The FCC does not distinguish between calls to wireless telephone numbers made by predicative dialers and calls made “when the equipment operates independently of such lists and software packages.” Recognizing the developments in technology, the FCC stated that an ATDS is defined by the basic capacity to dial numbers without human intervention.” “Capacity” does not exempt equipment that lacks the “present ability” to dial randomly or sequentially. Rejecting definitions that fit “only a narrow set of circumstances” in favor of broad definitions which reflect a legislative intent to accommodate the full range of telephone services and telemarketing practices,” the FCC believes that the TCPA covers capacity of a current configuration and potential functionalities.

As a result, the Ruling does not specify the “exact contours” of an autodialer. Therefore, there is no hard-and-fast rule to enable a business to easily determine compliance risks under the TCPA. The bigger – and still unresolved – questions is whether dialing systems that require human intervention are or are not autodialers. In fact, the FCC expressly rejected a request to adopt “human intervention” as the test to identify whether a dialer is an autodialer. Still open is the question of whether human intervention that will take equipment outside the scope of the autodialer definition.

2. The Ruling clarified issues related to calling “reassigned” wireless numbers: a “called party” is “the [current] subscriber, i.e., the consumer assigned the telephone number dialed and billed for the call, or the non-subscriber customary user of a telephone number included in a family or business calling plan” as opposed to the “intended recipient” or “intended called party.”

This is really about “consent” of the called party to receive a call/text message.
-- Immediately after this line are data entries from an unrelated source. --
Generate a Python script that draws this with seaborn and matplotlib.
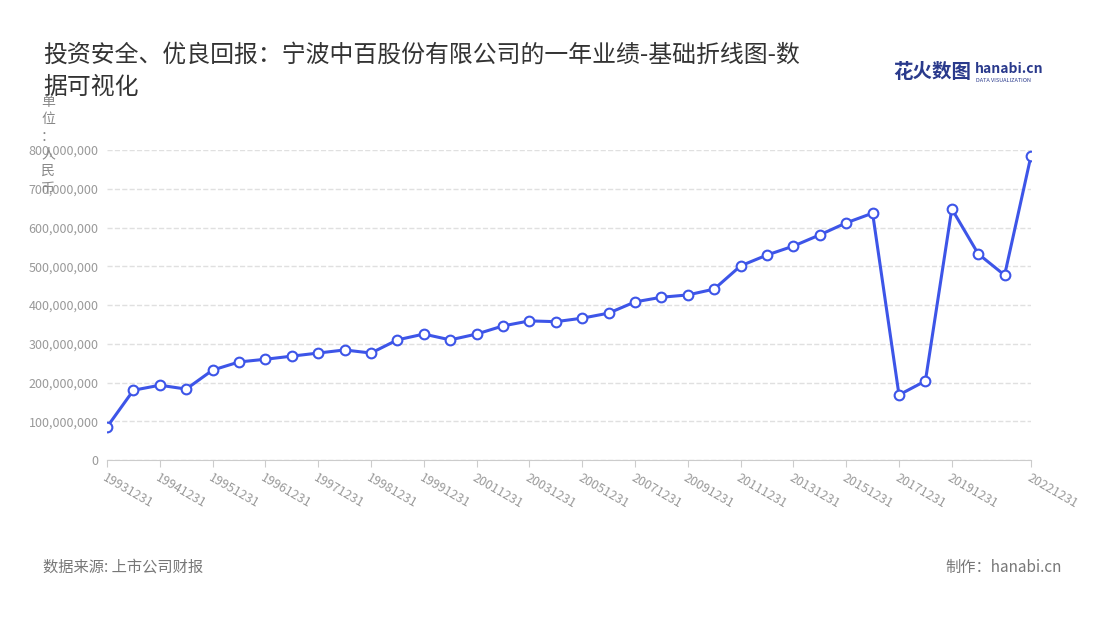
import matplotlib
matplotlib.use('Agg')
import matplotlib.pyplot as plt
import seaborn as sns
import pandas as pd
from matplotlib.ticker import FuncFormatter

dates = ['19931231', '19940630', '19941231', '19950630', '19951231', '19960630', '19961231',
         '19970630', '19971231', '19980630', '19981231', '19990630', '19991231'] + \
        [f'{y}1231' for y in range(2000, 2023)]
values = [85, 180, 193, 183, 232, 253, 260, 268, 276, 284, 276, 310, 325,
          310, 325, 346, 359, 357, 366, 379, 408, 420, 426, 441, 501, 529, 552,
          581, 612, 637, 168, 204, 648, 532, 477, 785]
values = [v * 1e6 for v in values]

df = pd.DataFrame({'pos': range(len(dates)), 'date': dates, 'value': values})

sns.set_style('white')
plt.rcParams['font.family'] = ['Noto Sans CJK SC', 'DejaVu Sans']

fig = plt.figure(figsize=(11, 6.2), dpi=100)
ax = fig.add_axes([107 / 1100, 1 - 460 / 620, 924 / 1100, 310 / 620])
line_c = '#3d55e8'
sns.lineplot(data=df, x='pos', y='value', ax=ax, color=line_c, lw=2.2,
             marker='o', markersize=7, markerfacecolor='white',
             markeredgecolor=line_c, markeredgewidth=1.5)

ax.set_xlim(0, len(dates) - 1)
ax.set_ylim(0, 800e6)
ax.set_yticks(range(0, 800000001, 100000000))
ax.yaxis.set_major_formatter(FuncFormatter(lambda v, p: f'{int(v):,}'))
ticks = [i for i in range(0, len(dates), 2) if i != 34] + [len(dates) - 1]
ax.set_xticks(ticks)
ax.set_xticklabels([dates[i] for i in ticks], rotation=-30, ha='left',
                   rotation_mode='anchor', color='#999999', fontsize=9)
ax.tick_params(axis='y', labelsize=9, colors='#999999', length=0, pad=6)
ax.tick_params(axis='x', length=5, color='#cccccc', bottom=True)
ax.grid(axis='y', ls='--', color='#e0e0e0', lw=1)
for s in ['top', 'right', 'left']:
    ax.spines[s].set_visible(False)
ax.spines['bottom'].set_color('#cccccc')
ax.set_xlabel('')
ax.set_ylabel('')

fig.text(43 / 1100, 1 - 55 / 620, '投资安全、优良回报：宁波中百股份有限公司的一年业绩-基础折线图-数',
         fontsize=17.2, color='#333333', va='center')
fig.text(43 / 1100, 1 - 87 / 620, '据可视化', fontsize=17.2, color='#333333', va='center')
fig.text(48 / 1100, 1 - 95 / 620, '单\n位\n：\n人\n民\n币', fontsize=10, color='#888888',
         va='top', ha='center', linespacing=1.3)
fig.text(893 / 1100, 1 - 72 / 620, '花火数图', fontsize=14, color='#2a3a8c',
         fontweight='bold', va='center')
fig.text(975 / 1100, 1 - 69 / 620, 'hanabi.cn', fontsize=10, color='#2a3a8c',
         fontweight='bold', va='center')
fig.text(976 / 1100, 1 - 80 / 620, 'DATA VISUALIZATION', fontsize=4, color='#2a3a8c', va='center')
fig.text(43 / 1100, 1 - 567 / 620, '数据来源: 上市公司财报', fontsize=11, color='#777777', va='center')
fig.text(1062 / 1100, 1 - 567 / 620, '制作：hanabi.cn', fontsize=11, color='#777777',
         va='center', ha='right')

fig.savefig('out.png', dpi=100)
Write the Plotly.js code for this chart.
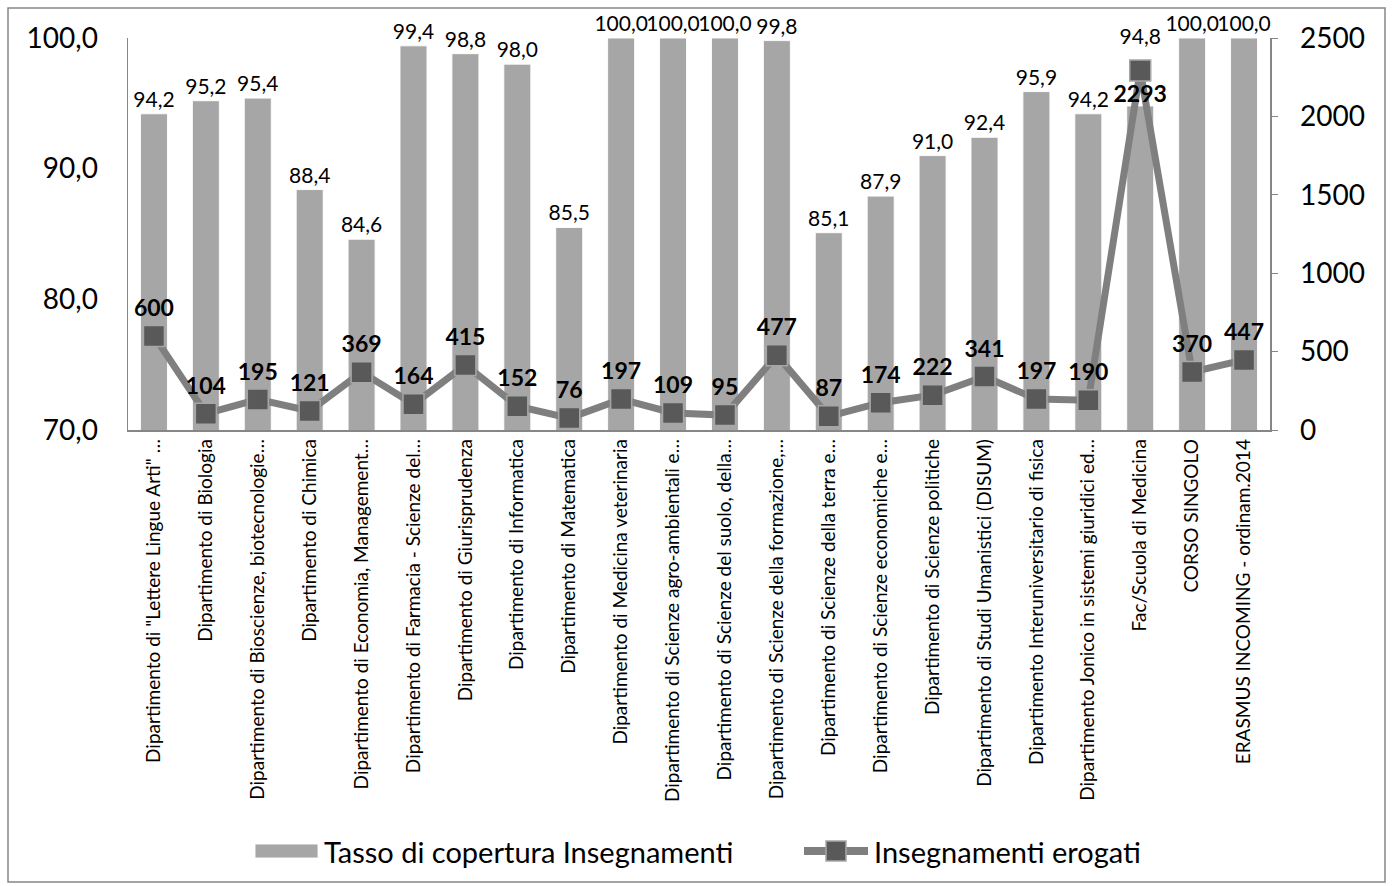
<!DOCTYPE html>
<html>
<head>
<meta charset="utf-8">
<script src="https://cdn.plot.ly/plotly-3.0.1.min.js"></script>
<style>
html,body{margin:0;padding:0;background:#fff;}
#chart{width:1392px;height:886px;}
</style>
</head>
<body>
<div id="chart"></div>
<script>
var categories = [
  'Dipartimento di "Lettere Lingue Arti" …',
  'Dipartimento di Biologia',
  'Dipartimento di Bioscienze, biotecnologie…',
  'Dipartimento di Chimica',
  'Dipartimento di Economia, Management…',
  'Dipartimento di Farmacia - Scienze del…',
  'Dipartimento di Giurisprudenza',
  'Dipartimento di Informatica',
  'Dipartimento di Matematica',
  'Dipartimento di Medicina veterinaria',
  'Dipartimento di Scienze agro-ambientali e…',
  'Dipartimento di Scienze del suolo, della…',
  'Dipartimento di Scienze della formazione,…',
  'Dipartimento di Scienze della terra e…',
  'Dipartimento di Scienze economiche e…',
  'Dipartimento di Scienze politiche',
  'Dipartimento di Studi Umanistici (DISUM)',
  'Dipartimento Interuniversitario di fisica',
  'Dipartimento Jonico in sistemi giuridici ed…',
  'Fac/Scuola di Medicina',
  'CORSO SINGOLO',
  'ERASMUS INCOMING - ordinam.2014'
];
var tassoCopertura = [94.2, 95.2, 95.4, 88.4, 84.6, 99.4, 98.8, 98.0, 85.5, 100.0, 100.0, 100.0, 99.8, 85.1, 87.9, 91.0, 92.4, 95.9, 94.2, 94.8, 100.0, 100.0];
var insegnamentiErogati = [600, 104, 195, 121, 369, 164, 415, 152, 76, 197, 109, 95, 477, 87, 174, 222, 341, 197, 190, 2293, 370, 447];
var leftTicks = [70, 80, 90, 100];
var rightTicks = [0, 500, 1000, 1500, 2000, 2500];
var seriesNames = ['Tasso di copertura Insegnamenti', 'Insegnamenti erogati'];

var FONT = 'Lato, "Open Sans", sans-serif';

// plot area in pixels: x 128..1270, y 38..430
function px(x){ return (x - 128) / 1142; }
function py(y){ return (430 - y) / 392; }

var barText = tassoCopertura.map(function(v, i){
  var s = v.toFixed(1).replace('.', ',');
  // in the reference this label sits above the tall line marker
  return insegnamentiErogati[i] > 2000 ? s + '<br>&nbsp;<br>&nbsp;' : s;
});
var lineText = insegnamentiErogati.map(String);
var linePos = insegnamentiErogati.map(function(v){ return v > 2000 ? 'bottom center' : 'top center'; });

var traces = [
  {
    type: 'bar',
    name: seriesNames[0],
    x: categories,
    y: tassoCopertura,
    text: barText,
    textposition: 'outside',
    constraintext: 'none',
    cliponaxis: false,
    textfont: {family: FONT, size: 21, color: '#000'},
    marker: {color: '#a6a6a6', line: {color: 'rgba(255,255,255,0.9)', width: 1}},
    width: 0.52,
    showlegend: false
  },
  {
    type: 'scatter',
    mode: 'lines+markers+text',
    name: seriesNames[1],
    x: categories,
    y: insegnamentiErogati,
    yaxis: 'y2',
    text: lineText,
    textposition: linePos,
    cliponaxis: false,
    textfont: {family: FONT, size: 23, color: '#000', weight: 'bold'},
    line: {color: '#7f7f7f', width: 7},
    marker: {symbol: 'square', size: 21, color: '#595959', line: {color: '#a6a6a6', width: 1.5}},
    showlegend: false
  }
];

var legendY = 851;
var layout = {
  width: 1392,
  height: 886,
  separators: ',.',
  paper_bgcolor: '#fff',
  plot_bgcolor: '#fff',
  margin: {l: 128, r: 122, t: 38, b: 456, pad: 0},
  showlegend: false,
  xaxis: {
    type: 'category',
    range: [-0.5, categories.length - 0.5],
    tickangle: -90,
    tickfont: {family: FONT, size: 19, color: '#000'},
    showline: true, linecolor: '#868686', linewidth: 1.5,
    ticks: '', showgrid: false, zeroline: false,
    automargin: false
  },
  yaxis: {
    range: [70, 100],
    tickvals: leftTicks,
    tickformat: '.1f',
    tickfont: {family: FONT, size: 28, color: '#000'},
    showline: true, linecolor: '#868686', linewidth: 1.5,
    ticks: '', showgrid: false, zeroline: false,
    ticklabelstandoff: 23,
    automargin: false
  },
  yaxis2: {
    overlaying: 'y',
    side: 'right',
    range: [0, 2500],
    tickvals: rightTicks,
    tickformat: 'd',
    tickfont: {family: FONT, size: 28, color: '#000'},
    showline: true, linecolor: '#868686', linewidth: 1.5,
    ticks: 'outside', ticklen: 6, tickcolor: '#868686',
    showgrid: false, zeroline: false,
    ticklabelstandoff: 17,
    automargin: false
  },
  shapes: [
    {
      type: 'rect', xref: 'paper', yref: 'paper',
      x0: px(8), x1: px(1385), y0: py(882), y1: py(8),
      line: {color: '#868686', width: 1.5},
      fillcolor: 'rgba(0,0,0,0)', layer: 'below'
    },
    // legend: bar swatch
    {
      type: 'rect', xref: 'paper', yref: 'paper',
      x0: px(255), x1: px(318), y0: py(legendY + 7), y1: py(legendY - 7),
      line: {color: 'rgba(255,255,255,0.9)', width: 1}, fillcolor: '#a6a6a6'
    },
    // legend: line swatch
    {
      type: 'line', xref: 'paper', yref: 'paper',
      x0: px(804), x1: px(868), y0: py(legendY), y1: py(legendY),
      line: {color: '#7f7f7f', width: 8}
    },
    {
      type: 'rect', xref: 'paper', yref: 'paper',
      x0: px(826), x1: px(846), y0: py(legendY + 10), y1: py(legendY - 10),
      line: {color: '#a6a6a6', width: 1.5}, fillcolor: '#595959'
    }
  ],
  annotations: [
    {
      xref: 'paper', yref: 'paper', x: px(322), y: py(legendY),
      xanchor: 'left', yanchor: 'middle', showarrow: false,
      text: seriesNames[0], font: {family: FONT, size: 29, color: '#000'}
    },
    {
      xref: 'paper', yref: 'paper', x: px(872), y: py(legendY),
      xanchor: 'left', yanchor: 'middle', showarrow: false,
      text: seriesNames[1], font: {family: FONT, size: 29, color: '#000'}
    }
  ]
};

Plotly.newPlot('chart', traces, layout, {displayModeBar: false, staticPlot: true});
</script>
</body>
</html>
Voluntarily providing a cell number has previously been held to constitute initial consent from the current subscriber or non-subscriber customary user of the phone, as of the time the call is made.

In the case of a number being reassigned, the FCC recognized that a service using an ATDS may not have actual knowledge that the number has been assigned. To address this, the Ruling provides that, so long as a caller does not have actual knowledge that the number has been reassigned, it may make one call to a reassigned number without liability. Note that the FCC stated that simply by placing a call to a reassigned wireless number, the caller has constructive notice that the number has been reassigned, and can incur TCPA liability for every non-compliant call placed thereafter. This conclusion was criticized by the two dissents who asserted that the one call standard would require callers “to do the impossible” (discern whether a number has been reassigned from a single call, without more).

2. The FCC reiterated that a called party may revoke consent at any time and through any reasonable means, and callers may not limit the manner in which revocation may occur. IV. Exceptions for Pro-Consumer Messages About Time-Sensitive Financial and Healthcare Issues

4. A one-time text immediately sent in response to a consumer’s request for information, such as a coupon to apply to an offer, does not violate the TCPA, however the Ruling casts doubt on whether Prior Express Written Consent can be established on the basis of a text opt-in response to an advertisement that contains the TCPA required disclosures.

Given the guidance and ambiguities from the FCC’s Declaratory Ruling, now would be a good time for marketing firms to review their phone and text message marketing polices:

  1. Review policies around the collection and use of phone numbers provided by consumers;
  1. Ensure that the processes for collecting phone numbers distinguishes between wireless and residential numbers, and have opt-out provisions in place to ensure that users of reassigned numbers are not wrongfully contacted;
  1. Review wireless number lists for currency and accuracy; and
  1. Review and assess messaging and marketing programs and vendors.